According to one source, the name Nuyaka is from the Creek pronunciation for New York, which was the site of a meeting between President George Washington and 26 Creek chiefs. The meeting was to discuss a treaty and to obtain a cession of Creek land to the U, S. Government. Reportedly, the Creeks were so impressed with New York City that they named one of their towns in present-day Alabama on the Tallapoosa River for it. The town was abandoned during the Creek War in the fall of 1813 and destroyed by Major General David Adams in December 1813. That site was never rebuilt and is now within the boundary of the Horseshoe Bend National Military Park. White men wrote the town name as Nuyaka.

After the Muscogee (Creek) Nation moved to Indian Territory, the name was given to one of the new Creek towns near Okmulgee. This Nuyaka was populated mainly by full-blood Creeks who did not want to adopt the ways of white civilization. After the Civil War, it became the center of a threatened insurrection by a group of full-blood Creeks against the officially recognized Creek Nation government and the ruling faction, led by Samuel Checote. The dissidents were led by Lochar Harjo and, after Harjo's death, Isparhecher. The rebellion over various issues, such as retention of tribal culture as a way of life and tribal ownership of land, was settled with little bloodshed, though it was called the Green Peach War.

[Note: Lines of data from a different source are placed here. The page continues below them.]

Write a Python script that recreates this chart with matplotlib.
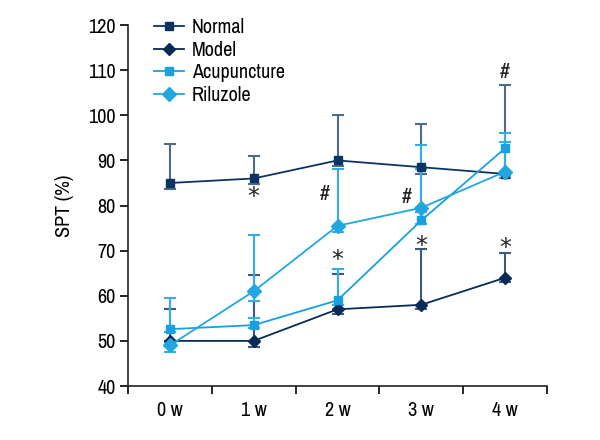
import matplotlib
matplotlib.use("Agg")
import matplotlib.pyplot as plt
from matplotlib import font_manager as fm
import numpy as np

weeks = ["0 w", "1 w", "2 w", "3 w", "4 w"]

normal = [85, 86, 90, 88.5, 87]
normal_hi = [93.6, 91, 100, 98, 106.7]
normal_lo = [83.7, 84.8, 88.8, 87, 86]

model = [50, 50, 57, 58, 64]
model_hi = [57.1, 64.6, 64.8, 70.4, 69.5]
model_lo = [49, 48.7, 56, 57, 63]

acup = [52.6, 53.5, 59, 76.7, 92.7]
acup_hi = [59.5, 55, 66, 93.4, 94]
acup_lo = [52, 52.8, 58, 76, 86.8]

rilu = [49, 61, 75.5, 79.5, 87.5]
rilu_hi = [50, 73.5, 88.1, 88, 96]
rilu_lo = [47.5, 58.9, 74.2, 78.5, 86.1]

marks = [("*", 1, 83), ("#", 1.85, 82.6), ("*", 2, 69), ("#", 2.83, 81.9),
         ("*", 3, 72), ("#", 4, 109.6), ("*", 4, 71.5)]

names = sorted(set(f.name for f in fm.fontManager.ttflist))
cands = [n for n in names if "Narrow" in n or "Condensed" in n]
fam = cands[0] if cands else "Roboto"
plt.rcParams["font.family"] = [fam, "DejaVu Sans"]
fs = 14.5 if cands else 12

fig = plt.figure(figsize=(6, 4.4), dpi=100)
ax = fig.add_axes([0.2133, 0.1227, 0.6984, 0.8203])
x = np.arange(len(weeks))

series = [
    ("Normal", normal, normal_hi, normal_lo, "#0c3462", "#4d6b8a", "s", 6),
    ("Model", model, model_hi, model_lo, "#0a2b55", "#3d5a7a", "D", 6),
    ("Acupuncture", acup, acup_hi, acup_lo, "#19a0e0", "#35ace3", "s", 6),
    ("Riluzole", rilu, rilu_hi, rilu_lo, "#22a6e0", "#35ace3", "D", 7),
]
for name, v, hi, lo, c, ec, m, ms in series:
    v = np.array(v); hi = np.array(hi); lo = np.array(lo)
    ax.errorbar(x, v, yerr=[v - lo, hi - v], fmt="none", ecolor=ec,
                elinewidth=1.5, capsize=4, capthick=1.5, zorder=2)
    ax.plot(x, v, color=c, marker=m, markersize=ms, linewidth=1.3,
            label=name, zorder=3)

for s, xx, yy in marks:
    if s == "*":
        ax.text(xx, yy - 1.0, s, ha="center", va="center", fontsize=17,
                family="DejaVu Sans", color="#222222")
    else:
        ax.text(xx, yy, s, ha="center", va="center", fontsize=fs + 1,
                color="#222222")

ax.set_xlim(-0.5, 4.5)
ax.set_ylim(40, 120)
ax.set_yticks(range(40, 121, 10))
ax.set_xticks(np.arange(-0.5, 4.6, 1))
ax.set_xticklabels([])
ax.set_xticks(x, minor=True)
ax.set_xticklabels(weeks, minor=True)
ax.tick_params(axis="x", which="minor", length=0, pad=11, labelsize=fs)
ax.tick_params(axis="x", which="major", length=6, width=1.2)
ax.tick_params(axis="y", length=6, width=1.2, labelsize=fs, pad=3)
for sp in ["top", "right"]:
    ax.spines[sp].set_visible(False)
for sp in ["left", "bottom"]:
    ax.spines[sp].set_linewidth(1.2)
    ax.spines[sp].set_color("#222222")
ax.set_ylabel("SPT (%)", fontsize=fs, labelpad=10)

ax.legend(loc="upper left", bbox_to_anchor=(0.018, 1.07), frameon=False,
          fontsize=fs, handlelength=1.5, handletextpad=0.4, labelspacing=0.18)

fig.savefig("out.png", dpi=100)
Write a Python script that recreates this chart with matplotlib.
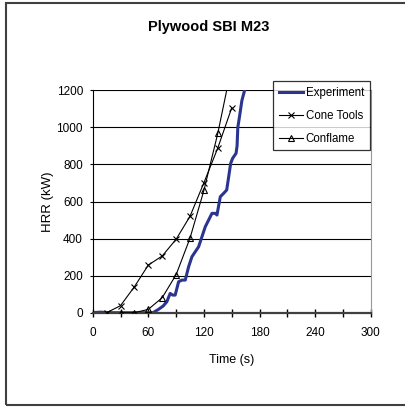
import matplotlib
matplotlib.use('Agg')
import matplotlib.pyplot as plt
from matplotlib.patches import Rectangle

plt.rcParams['font.family'] = ['Liberation Sans', 'DejaVu Sans']

# experiment curve
exp_t = [0, 8, 20, 40, 55, 65, 71, 76, 80, 83.6, 86.4, 89, 92.7, 96.3, 99.9,
         103.5, 107.1, 110.7, 114.3, 117.9, 121.5, 125.1, 128.7, 132.3, 134.1,
         137.7, 141.3, 144.6, 148.9, 151, 154.7, 155.8, 156.6, 158.5, 161, 165]
exp_hrr = [0, 3, 0, 0, 0, 0, 18, 36, 59, 104, 95, 95, 167, 176, 176,
           248, 302, 329, 356, 410, 464, 500, 536, 536, 527,
           626, 644, 662, 806, 833, 860, 900, 1000, 1060, 1145, 1220]

# Cone Tools prediction
cone_t = [15, 30, 45, 60, 75, 90, 105, 120, 135, 150]
cone_hrr = [0, 38, 140, 257, 306, 396, 520, 701, 889, 1105]

# Conflame prediction
confl_t = [30, 45, 60, 75, 90, 105, 120, 135, 150]
confl_hrr = [0, 0, 18, 81, 205, 402, 660, 968, 1330]

x_ticks = list(range(0, 301, 30))
x_labels = [str(t) if t % 60 == 0 else '' for t in x_ticks]
y_ticks = list(range(0, 1201, 200))

fig = plt.figure(figsize=(4.06, 4.07), dpi=100)
ax = fig.add_axes([92.7 / 406, 1 - 312.7 / 407, 278 / 406, 222.4 / 407])

for y in y_ticks[1:]:
    ax.axhline(y, color='black', lw=0.8, zorder=1)

ax.plot(cone_t, cone_hrr, color='black', lw=0.8, marker='x', ms=5, mew=0.8,
        label='Cone Tools', zorder=3)
ax.plot(confl_t, confl_hrr, color='black', lw=0.8, marker='^', ms=5, mew=0.8,
        mfc='none', label='Conflame', zorder=3)
ax.plot(exp_t, exp_hrr, color='#2b3590', lw=2.2, label='Experiment', zorder=2)

ax.set_xlim(0, 300)
ax.set_ylim(0, 1200)
ax.set_xticks(x_ticks)
ax.set_xticklabels(x_labels)
ax.set_yticks(y_ticks)
ax.tick_params(axis='x', direction='inout', length=6, width=1, labelsize=8.5, pad=7)
ax.tick_params(axis='y', direction='out', length=2, width=0.8, labelsize=8.5, pad=5)

ax.spines['top'].set_visible(False)
ax.spines['right'].set_color('#999999')
ax.spines['right'].set_linewidth(0.8)
ax.spines['left'].set_linewidth(0.8)
ax.spines['bottom'].set_color('#404040')
ax.spines['bottom'].set_linewidth(1.6)

ax.set_xlabel('Time (s)', fontsize=9, labelpad=11)
ax.set_ylabel('HRR (kW)', fontsize=9.5, labelpad=2)

fig.text(209 / 406, 1 - 27 / 407, 'Plywood SBI M23', fontsize=10.5, fontweight='bold',
         ha='center', va='center')

handles, labels = ax.get_legend_handles_labels()
order = [2, 0, 1]
leg = fig.legend([handles[i] for i in order], [labels[i] for i in order],
                 loc='upper left', bbox_to_anchor=(273.3 / 406, 1 - 81 / 407),
                 fontsize=8.3, frameon=True, fancybox=False, edgecolor='black',
                 handlelength=2.1, handletextpad=0.2, labelspacing=0.95,
                 borderpad=0.5, borderaxespad=0)
leg.get_frame().set_linewidth(0.9)

fig.patches.append(Rectangle((6 / 406, 2 / 407), 1.2, 1 - 5 / 407,
                             transform=fig.transFigure, fill=False,
                             edgecolor='#404040', lw=1.5))

fig.savefig('out.png', dpi=100)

The town was the terminus in 1921 of the Oklahoma-Southwestern Railway, which originated in Bristow and ran through Slick. The town's estimated oilboom population of 600 in 1922 was enough to support daily passenger rail service to Slick and points beyond. However, by 1929, the population was down to about 50, and train service was limited to three times a week. The line was abandoned altogether in 1930.